WHAT IS BEING ASKED: Print, word for word, every line from the beginning of the listing up to and including the line with "edges = start_angle". Pictures are to be excluded.
### STORED ROWS ###
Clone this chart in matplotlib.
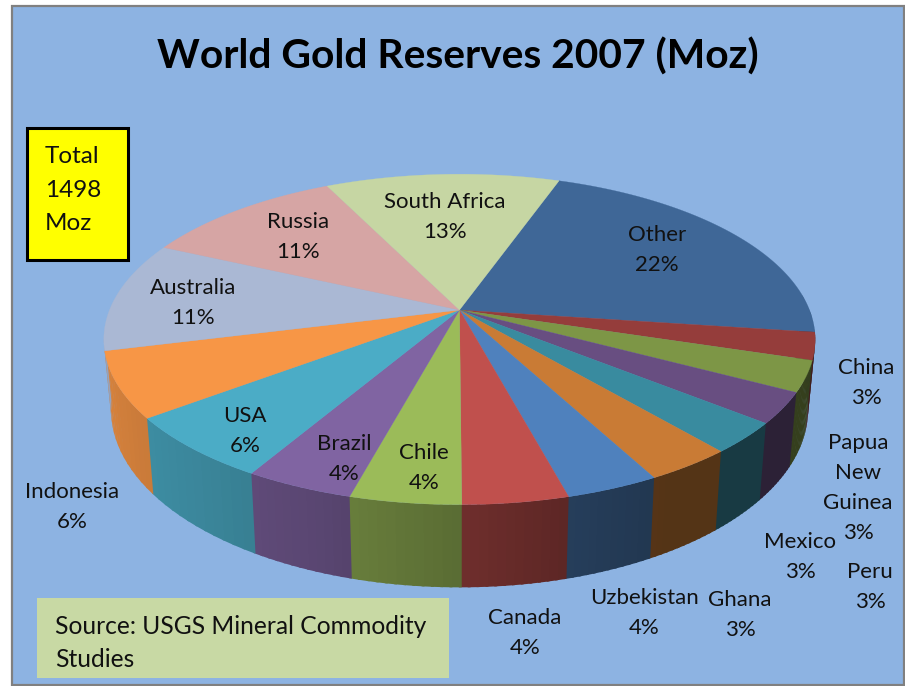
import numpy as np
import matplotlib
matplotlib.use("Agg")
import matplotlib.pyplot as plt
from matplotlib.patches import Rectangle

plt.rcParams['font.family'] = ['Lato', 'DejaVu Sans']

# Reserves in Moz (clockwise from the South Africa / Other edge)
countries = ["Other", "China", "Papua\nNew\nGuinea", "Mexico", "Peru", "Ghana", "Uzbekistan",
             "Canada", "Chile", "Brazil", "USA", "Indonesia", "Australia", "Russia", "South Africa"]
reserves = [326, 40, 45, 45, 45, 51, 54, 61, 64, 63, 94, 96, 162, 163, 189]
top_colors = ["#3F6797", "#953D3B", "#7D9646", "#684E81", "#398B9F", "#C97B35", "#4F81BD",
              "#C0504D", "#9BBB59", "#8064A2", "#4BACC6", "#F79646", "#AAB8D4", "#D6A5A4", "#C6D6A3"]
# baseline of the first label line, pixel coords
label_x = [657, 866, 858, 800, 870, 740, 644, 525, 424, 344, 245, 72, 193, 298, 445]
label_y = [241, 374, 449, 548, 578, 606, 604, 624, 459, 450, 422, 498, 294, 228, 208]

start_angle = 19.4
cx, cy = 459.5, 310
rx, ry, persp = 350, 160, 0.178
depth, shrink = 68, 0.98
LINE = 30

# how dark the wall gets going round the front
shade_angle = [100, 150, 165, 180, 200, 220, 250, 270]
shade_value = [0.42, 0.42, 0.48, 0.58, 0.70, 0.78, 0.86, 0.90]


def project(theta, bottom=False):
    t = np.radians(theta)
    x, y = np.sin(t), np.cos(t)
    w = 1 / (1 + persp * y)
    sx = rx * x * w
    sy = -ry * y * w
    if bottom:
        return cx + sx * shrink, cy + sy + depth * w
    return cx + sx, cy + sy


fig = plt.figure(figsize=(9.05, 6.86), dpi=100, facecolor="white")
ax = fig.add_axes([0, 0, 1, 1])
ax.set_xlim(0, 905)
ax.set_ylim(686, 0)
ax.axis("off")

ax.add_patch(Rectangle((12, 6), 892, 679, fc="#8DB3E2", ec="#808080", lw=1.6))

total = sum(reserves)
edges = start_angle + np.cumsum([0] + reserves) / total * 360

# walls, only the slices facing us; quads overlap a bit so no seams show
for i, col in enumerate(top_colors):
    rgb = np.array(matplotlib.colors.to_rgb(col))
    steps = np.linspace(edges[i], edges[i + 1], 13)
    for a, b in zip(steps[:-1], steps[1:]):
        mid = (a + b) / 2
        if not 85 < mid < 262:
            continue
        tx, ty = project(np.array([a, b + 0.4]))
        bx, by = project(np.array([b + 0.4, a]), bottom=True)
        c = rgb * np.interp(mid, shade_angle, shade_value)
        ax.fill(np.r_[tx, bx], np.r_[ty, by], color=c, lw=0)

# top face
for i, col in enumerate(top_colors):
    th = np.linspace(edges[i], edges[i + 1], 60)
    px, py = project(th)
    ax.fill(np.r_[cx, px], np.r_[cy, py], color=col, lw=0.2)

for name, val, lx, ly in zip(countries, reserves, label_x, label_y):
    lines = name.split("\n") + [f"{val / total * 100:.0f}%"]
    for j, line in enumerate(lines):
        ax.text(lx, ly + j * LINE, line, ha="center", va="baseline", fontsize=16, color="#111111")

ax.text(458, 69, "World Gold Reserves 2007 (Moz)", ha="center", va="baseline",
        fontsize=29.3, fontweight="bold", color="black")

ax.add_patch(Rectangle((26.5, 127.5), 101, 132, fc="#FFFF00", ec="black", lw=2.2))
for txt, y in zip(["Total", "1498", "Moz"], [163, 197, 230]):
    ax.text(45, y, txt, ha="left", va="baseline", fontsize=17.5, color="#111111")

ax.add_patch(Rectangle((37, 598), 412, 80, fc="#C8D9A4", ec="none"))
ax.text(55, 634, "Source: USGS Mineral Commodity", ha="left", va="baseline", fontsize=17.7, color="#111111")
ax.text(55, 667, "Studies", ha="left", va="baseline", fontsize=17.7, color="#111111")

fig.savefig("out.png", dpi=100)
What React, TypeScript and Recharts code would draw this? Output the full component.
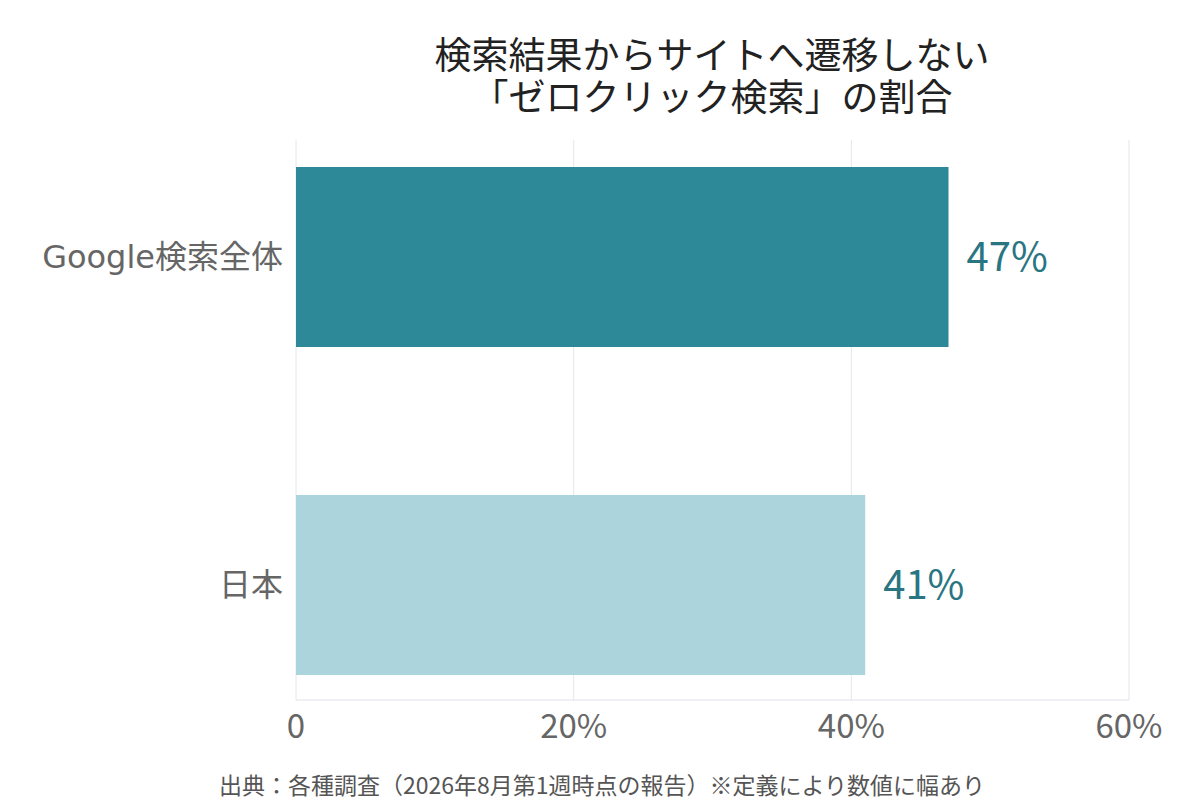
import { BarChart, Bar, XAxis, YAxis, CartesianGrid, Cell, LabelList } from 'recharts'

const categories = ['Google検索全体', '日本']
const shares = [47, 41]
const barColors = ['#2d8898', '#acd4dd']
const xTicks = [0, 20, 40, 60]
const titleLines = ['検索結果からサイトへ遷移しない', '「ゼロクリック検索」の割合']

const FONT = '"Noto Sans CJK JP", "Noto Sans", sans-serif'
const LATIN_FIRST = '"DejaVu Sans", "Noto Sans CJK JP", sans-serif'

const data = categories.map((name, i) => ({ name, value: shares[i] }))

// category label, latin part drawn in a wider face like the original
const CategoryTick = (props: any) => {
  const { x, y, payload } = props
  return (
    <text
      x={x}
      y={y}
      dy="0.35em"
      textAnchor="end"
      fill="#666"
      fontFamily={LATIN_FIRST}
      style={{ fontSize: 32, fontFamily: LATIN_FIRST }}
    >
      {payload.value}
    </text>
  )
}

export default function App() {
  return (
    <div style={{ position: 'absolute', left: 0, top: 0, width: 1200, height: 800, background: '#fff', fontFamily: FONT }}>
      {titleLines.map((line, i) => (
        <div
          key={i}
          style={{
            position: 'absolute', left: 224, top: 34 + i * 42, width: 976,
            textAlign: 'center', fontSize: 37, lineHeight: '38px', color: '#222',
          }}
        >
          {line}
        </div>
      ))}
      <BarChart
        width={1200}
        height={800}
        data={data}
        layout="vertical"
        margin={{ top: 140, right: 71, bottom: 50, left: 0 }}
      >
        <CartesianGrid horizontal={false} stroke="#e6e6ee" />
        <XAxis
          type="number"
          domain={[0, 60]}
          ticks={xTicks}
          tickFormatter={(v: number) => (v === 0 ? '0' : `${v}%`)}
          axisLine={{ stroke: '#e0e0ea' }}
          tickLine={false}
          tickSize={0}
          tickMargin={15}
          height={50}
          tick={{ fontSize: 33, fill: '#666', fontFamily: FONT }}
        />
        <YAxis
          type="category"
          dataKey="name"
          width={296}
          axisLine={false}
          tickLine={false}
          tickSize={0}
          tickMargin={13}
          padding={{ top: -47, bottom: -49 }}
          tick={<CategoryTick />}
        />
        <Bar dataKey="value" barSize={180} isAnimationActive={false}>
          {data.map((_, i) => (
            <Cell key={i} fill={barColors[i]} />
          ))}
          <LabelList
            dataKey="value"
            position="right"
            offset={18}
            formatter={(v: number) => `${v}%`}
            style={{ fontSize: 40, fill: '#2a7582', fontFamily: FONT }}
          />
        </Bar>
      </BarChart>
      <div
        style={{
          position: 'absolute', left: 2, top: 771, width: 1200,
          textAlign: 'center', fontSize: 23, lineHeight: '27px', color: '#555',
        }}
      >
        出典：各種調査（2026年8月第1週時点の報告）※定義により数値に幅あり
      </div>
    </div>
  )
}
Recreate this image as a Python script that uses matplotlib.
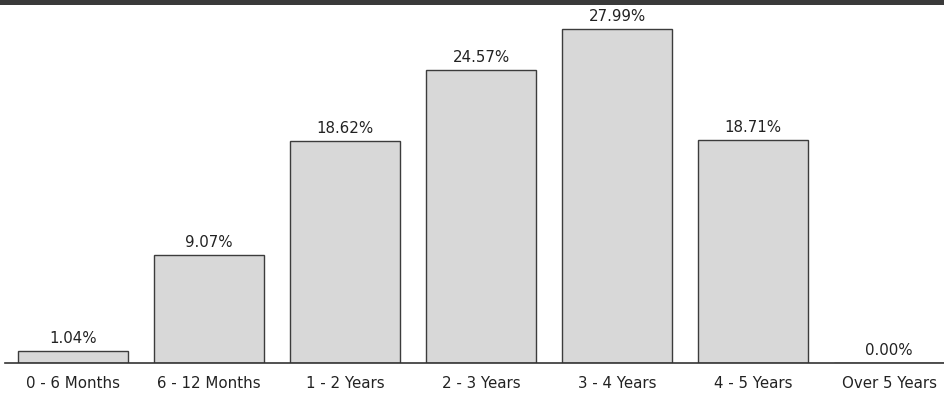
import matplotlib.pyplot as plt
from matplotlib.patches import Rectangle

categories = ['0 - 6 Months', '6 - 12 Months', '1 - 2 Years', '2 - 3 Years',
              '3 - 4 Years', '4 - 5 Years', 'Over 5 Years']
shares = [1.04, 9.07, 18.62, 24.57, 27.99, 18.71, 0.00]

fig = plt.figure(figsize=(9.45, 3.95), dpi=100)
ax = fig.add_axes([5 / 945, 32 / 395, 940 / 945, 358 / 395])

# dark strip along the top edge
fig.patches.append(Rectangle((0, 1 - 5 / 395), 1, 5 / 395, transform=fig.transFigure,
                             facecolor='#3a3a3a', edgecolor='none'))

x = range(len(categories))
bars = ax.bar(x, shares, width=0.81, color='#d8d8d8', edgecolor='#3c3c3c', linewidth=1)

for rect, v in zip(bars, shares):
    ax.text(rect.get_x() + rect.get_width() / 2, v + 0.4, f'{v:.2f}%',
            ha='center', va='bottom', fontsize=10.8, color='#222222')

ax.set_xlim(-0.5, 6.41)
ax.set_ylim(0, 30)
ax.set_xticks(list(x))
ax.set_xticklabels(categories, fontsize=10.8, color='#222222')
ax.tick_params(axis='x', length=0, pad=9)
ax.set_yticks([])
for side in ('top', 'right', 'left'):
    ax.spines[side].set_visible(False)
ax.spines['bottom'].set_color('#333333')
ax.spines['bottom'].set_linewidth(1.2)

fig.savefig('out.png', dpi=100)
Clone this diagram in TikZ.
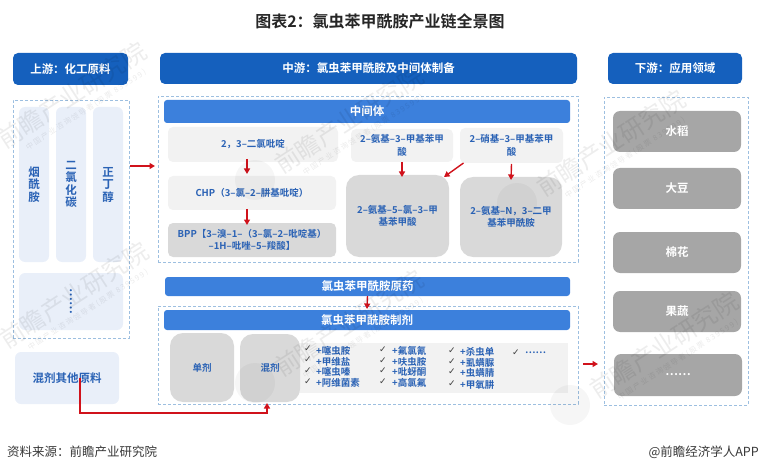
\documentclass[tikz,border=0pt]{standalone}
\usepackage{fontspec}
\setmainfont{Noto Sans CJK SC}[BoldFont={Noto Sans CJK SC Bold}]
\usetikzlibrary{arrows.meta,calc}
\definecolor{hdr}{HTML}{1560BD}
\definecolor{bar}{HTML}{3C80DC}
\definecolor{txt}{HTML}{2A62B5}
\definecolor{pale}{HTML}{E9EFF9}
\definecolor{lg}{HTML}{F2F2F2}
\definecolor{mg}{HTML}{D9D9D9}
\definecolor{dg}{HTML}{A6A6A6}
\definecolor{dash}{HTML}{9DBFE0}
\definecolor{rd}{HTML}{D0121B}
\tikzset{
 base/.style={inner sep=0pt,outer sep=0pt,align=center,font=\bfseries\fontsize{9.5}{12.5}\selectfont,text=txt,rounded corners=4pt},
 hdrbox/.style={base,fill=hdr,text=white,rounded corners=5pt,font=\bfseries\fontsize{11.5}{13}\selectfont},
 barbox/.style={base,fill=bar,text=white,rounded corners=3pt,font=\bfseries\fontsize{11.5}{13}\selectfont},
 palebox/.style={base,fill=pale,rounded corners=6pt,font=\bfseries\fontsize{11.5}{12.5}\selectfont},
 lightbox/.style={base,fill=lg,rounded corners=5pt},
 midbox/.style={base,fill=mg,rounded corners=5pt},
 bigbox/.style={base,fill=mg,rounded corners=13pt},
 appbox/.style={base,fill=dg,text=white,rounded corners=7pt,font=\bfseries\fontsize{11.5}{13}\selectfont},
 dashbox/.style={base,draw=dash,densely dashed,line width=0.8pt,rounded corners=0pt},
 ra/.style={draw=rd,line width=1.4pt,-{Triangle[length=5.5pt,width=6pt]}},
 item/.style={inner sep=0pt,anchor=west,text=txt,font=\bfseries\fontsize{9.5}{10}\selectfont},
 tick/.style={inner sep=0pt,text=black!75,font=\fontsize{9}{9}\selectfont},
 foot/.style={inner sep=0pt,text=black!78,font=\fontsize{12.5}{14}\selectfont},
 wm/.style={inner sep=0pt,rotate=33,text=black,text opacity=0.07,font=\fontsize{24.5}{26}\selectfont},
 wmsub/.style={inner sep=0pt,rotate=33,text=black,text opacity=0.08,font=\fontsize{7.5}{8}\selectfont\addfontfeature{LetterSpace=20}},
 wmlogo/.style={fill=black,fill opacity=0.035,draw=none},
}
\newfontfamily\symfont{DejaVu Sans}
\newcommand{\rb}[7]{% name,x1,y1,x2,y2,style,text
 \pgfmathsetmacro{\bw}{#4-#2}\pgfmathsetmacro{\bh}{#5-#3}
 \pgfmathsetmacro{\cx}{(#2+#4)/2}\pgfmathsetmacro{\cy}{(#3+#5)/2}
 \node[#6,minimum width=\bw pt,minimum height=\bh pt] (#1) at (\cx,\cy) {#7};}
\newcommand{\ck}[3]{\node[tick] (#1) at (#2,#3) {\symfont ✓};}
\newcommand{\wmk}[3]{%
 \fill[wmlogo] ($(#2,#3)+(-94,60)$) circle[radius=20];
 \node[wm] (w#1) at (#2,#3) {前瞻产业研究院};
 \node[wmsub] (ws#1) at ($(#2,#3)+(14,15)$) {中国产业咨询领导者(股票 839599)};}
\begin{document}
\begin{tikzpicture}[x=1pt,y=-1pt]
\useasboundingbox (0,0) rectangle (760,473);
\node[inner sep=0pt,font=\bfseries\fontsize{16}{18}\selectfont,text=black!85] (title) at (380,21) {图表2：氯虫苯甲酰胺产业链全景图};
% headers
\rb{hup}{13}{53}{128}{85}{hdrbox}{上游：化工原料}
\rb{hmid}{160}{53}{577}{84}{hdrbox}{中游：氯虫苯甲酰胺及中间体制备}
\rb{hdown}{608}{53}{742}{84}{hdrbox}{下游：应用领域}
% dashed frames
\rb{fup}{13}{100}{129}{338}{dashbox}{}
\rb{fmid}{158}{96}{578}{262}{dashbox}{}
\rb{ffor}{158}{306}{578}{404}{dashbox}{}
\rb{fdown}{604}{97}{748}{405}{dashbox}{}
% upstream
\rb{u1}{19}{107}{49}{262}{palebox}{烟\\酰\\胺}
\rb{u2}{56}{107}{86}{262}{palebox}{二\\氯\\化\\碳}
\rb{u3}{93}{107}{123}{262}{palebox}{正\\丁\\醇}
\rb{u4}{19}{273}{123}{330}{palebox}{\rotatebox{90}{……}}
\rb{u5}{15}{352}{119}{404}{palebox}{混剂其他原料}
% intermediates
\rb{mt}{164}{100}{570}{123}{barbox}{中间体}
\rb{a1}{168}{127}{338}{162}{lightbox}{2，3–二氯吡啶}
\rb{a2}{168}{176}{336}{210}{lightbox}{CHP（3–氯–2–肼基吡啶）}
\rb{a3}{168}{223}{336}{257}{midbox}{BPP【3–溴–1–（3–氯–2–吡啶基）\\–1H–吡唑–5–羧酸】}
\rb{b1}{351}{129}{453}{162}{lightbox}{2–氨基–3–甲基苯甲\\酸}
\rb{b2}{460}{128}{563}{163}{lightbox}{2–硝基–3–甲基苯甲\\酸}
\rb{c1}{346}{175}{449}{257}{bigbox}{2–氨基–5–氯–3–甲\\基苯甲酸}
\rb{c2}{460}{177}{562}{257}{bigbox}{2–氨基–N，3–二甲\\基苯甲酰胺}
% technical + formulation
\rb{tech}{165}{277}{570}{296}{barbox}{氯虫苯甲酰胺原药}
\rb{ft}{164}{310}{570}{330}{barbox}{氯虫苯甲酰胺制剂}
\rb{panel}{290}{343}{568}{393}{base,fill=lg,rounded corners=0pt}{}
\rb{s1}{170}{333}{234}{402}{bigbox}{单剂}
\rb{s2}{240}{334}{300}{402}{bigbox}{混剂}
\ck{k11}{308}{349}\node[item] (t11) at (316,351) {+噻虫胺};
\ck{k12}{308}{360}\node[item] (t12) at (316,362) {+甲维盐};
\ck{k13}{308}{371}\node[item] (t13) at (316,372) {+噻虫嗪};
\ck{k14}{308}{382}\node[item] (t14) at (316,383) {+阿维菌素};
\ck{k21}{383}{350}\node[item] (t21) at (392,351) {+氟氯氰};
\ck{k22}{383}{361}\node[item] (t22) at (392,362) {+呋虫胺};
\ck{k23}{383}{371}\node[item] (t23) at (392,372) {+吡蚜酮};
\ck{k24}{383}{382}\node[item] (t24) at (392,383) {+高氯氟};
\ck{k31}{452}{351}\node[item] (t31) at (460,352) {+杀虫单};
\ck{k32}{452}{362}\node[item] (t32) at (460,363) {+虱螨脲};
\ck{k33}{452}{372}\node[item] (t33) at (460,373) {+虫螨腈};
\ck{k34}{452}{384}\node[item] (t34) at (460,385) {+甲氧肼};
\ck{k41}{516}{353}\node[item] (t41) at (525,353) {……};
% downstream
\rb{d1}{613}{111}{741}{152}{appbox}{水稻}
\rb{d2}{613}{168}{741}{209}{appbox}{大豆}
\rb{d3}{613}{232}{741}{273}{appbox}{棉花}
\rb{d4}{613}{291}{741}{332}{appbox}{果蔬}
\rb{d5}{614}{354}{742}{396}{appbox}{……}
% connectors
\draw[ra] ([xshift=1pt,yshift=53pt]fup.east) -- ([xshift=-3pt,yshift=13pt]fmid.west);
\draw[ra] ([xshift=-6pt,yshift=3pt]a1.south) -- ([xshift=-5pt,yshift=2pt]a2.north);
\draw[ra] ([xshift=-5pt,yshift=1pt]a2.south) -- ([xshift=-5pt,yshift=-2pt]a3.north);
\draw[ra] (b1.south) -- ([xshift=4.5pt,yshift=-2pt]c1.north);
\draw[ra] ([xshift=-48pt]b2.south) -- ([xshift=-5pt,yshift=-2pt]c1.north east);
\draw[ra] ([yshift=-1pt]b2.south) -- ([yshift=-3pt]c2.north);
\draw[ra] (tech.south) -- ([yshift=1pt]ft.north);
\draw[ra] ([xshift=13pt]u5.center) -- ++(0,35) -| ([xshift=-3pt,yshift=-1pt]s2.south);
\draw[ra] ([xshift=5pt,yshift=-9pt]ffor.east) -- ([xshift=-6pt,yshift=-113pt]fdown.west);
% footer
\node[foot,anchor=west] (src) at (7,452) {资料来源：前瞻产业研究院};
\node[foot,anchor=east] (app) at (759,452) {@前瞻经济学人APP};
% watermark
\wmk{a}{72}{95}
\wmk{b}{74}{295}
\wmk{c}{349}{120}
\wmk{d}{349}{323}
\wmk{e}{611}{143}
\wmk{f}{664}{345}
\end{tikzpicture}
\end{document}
###
ANSWER TO THIS TASK:
Clone this chart in matplotlib.
import numpy as np
import matplotlib
matplotlib.use("Agg")
import matplotlib.pyplot as plt
from matplotlib.patches import Rectangle

plt.rcParams['font.family'] = ['Lato', 'DejaVu Sans']

# Reserves in Moz (clockwise from the South Africa / Other edge)
countries = ["Other", "China", "Papua\nNew\nGuinea", "Mexico", "Peru", "Ghana", "Uzbekistan",
             "Canada", "Chile", "Brazil", "USA", "Indonesia", "Australia", "Russia", "South Africa"]
reserves = [326, 40, 45, 45, 45, 51, 54, 61, 64, 63, 94, 96, 162, 163, 189]
top_colors = ["#3F6797", "#953D3B", "#7D9646", "#684E81", "#398B9F", "#C97B35", "#4F81BD",
              "#C0504D", "#9BBB59", "#8064A2", "#4BACC6", "#F79646", "#AAB8D4", "#D6A5A4", "#C6D6A3"]
# baseline of the first label line, pixel coords
label_x = [657, 866, 858, 800, 870, 740, 644, 525, 424, 344, 245, 72, 193, 298, 445]
label_y = [241, 374, 449, 548, 578, 606, 604, 624, 459, 450, 422, 498, 294, 228, 208]

start_angle = 19.4
cx, cy = 459.5, 310
rx, ry, persp = 350, 160, 0.178
depth, shrink = 68, 0.98
LINE = 30

# how dark the wall gets going round the front
shade_angle = [100, 150, 165, 180, 200, 220, 250, 270]
shade_value = [0.42, 0.42, 0.48, 0.58, 0.70, 0.78, 0.86, 0.90]


def project(theta, bottom=False):
    t = np.radians(theta)
    x, y = np.sin(t), np.cos(t)
    w = 1 / (1 + persp * y)
    sx = rx * x * w
    sy = -ry * y * w
    if bottom:
        return cx + sx * shrink, cy + sy + depth * w
    return cx + sx, cy + sy


fig = plt.figure(figsize=(9.05, 6.86), dpi=100, facecolor="white")
ax = fig.add_axes([0, 0, 1, 1])
ax.set_xlim(0, 905)
ax.set_ylim(686, 0)
ax.axis("off")

ax.add_patch(Rectangle((12, 6), 892, 679, fc="#8DB3E2", ec="#808080", lw=1.6))

total = sum(reserves)
edges = start_angle + np.cumsum([0] + reserves) / total * 360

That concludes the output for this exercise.